There has been an increasing necessity for scalable optimization methods, especially due to the explosion in the size of datasets and model complexity in modern machine learning applications. Scalable solvers often distribute the computation over a network of processing units. For simple algorithms such as gradient descent the dependency of the convergence time with the topology of this network is well-known. However, for more involved algorithms such as the Alternating Direction Methods of Multipliers (ADMM) much less is known. At the heart of many distributed optimization algorithms there exists a gossip subroutine which averages local information over the network, and whose efficiency is crucial for the overall performance of the method.
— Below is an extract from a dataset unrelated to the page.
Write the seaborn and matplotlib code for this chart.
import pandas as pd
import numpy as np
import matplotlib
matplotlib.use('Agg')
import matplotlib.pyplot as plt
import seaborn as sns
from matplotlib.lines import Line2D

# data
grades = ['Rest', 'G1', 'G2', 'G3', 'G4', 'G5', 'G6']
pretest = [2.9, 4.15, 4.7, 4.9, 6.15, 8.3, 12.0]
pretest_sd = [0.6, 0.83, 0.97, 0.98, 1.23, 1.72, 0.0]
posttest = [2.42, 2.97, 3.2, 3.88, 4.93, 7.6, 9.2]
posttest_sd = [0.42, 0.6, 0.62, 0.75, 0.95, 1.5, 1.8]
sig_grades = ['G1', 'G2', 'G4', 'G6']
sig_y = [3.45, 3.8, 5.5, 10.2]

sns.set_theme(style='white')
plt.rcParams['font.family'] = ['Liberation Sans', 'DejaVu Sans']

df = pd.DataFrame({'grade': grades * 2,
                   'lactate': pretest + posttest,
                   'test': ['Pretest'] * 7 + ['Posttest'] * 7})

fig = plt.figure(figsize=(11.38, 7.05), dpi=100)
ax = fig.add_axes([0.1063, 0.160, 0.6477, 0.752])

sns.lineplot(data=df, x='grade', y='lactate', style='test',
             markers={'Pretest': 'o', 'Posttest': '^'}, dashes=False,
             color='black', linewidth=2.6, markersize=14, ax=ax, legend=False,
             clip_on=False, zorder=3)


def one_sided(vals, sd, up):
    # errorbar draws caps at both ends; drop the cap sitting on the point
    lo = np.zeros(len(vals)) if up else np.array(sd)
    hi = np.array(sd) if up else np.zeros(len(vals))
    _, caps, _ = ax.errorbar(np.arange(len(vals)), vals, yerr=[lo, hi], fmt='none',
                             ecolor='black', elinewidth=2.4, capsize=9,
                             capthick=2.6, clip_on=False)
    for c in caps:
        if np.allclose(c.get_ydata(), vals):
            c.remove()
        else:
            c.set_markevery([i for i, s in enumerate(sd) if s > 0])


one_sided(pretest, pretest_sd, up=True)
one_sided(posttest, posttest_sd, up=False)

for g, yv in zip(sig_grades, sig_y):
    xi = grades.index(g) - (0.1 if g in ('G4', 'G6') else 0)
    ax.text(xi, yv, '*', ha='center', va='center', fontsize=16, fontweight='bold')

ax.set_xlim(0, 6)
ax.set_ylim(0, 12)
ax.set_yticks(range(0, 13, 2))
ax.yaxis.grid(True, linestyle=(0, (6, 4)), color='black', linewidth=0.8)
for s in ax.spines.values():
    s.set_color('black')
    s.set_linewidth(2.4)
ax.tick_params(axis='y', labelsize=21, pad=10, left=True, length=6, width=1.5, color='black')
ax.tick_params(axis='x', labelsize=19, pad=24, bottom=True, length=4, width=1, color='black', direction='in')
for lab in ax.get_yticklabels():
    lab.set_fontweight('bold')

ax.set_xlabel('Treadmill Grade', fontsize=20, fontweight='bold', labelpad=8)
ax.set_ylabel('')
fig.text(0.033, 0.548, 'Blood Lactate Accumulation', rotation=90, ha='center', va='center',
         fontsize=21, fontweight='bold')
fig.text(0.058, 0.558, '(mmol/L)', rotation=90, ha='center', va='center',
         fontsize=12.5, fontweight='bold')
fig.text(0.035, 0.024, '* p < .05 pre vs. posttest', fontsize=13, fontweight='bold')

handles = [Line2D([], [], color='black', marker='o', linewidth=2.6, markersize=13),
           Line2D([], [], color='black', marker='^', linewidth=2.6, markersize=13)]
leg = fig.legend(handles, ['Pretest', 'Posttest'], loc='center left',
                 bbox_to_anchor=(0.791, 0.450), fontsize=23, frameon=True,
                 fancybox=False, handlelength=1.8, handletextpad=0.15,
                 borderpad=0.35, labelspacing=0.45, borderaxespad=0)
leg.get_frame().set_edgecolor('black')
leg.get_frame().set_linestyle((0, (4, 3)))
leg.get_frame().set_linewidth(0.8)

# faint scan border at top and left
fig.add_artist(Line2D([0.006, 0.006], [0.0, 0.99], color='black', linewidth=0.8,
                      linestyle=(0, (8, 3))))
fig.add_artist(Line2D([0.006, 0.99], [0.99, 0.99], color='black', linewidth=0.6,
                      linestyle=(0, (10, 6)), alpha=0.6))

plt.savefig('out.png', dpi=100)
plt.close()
In this paper we review recent research in this area and, with the goal of isolating such a communication exchange behaviour, we compare different algorithms when applied to a canonical distributed averaging consensus problem. We also show interesting connections between ADMM and lifted Markov chains besides providing an explicitly characterization of its convergence and optimal parameter tuning in terms of spectral properties of the network. Finally, we empirically study the connection between network topology and convergence rates for different algorithms on a real world problem of sensor localization.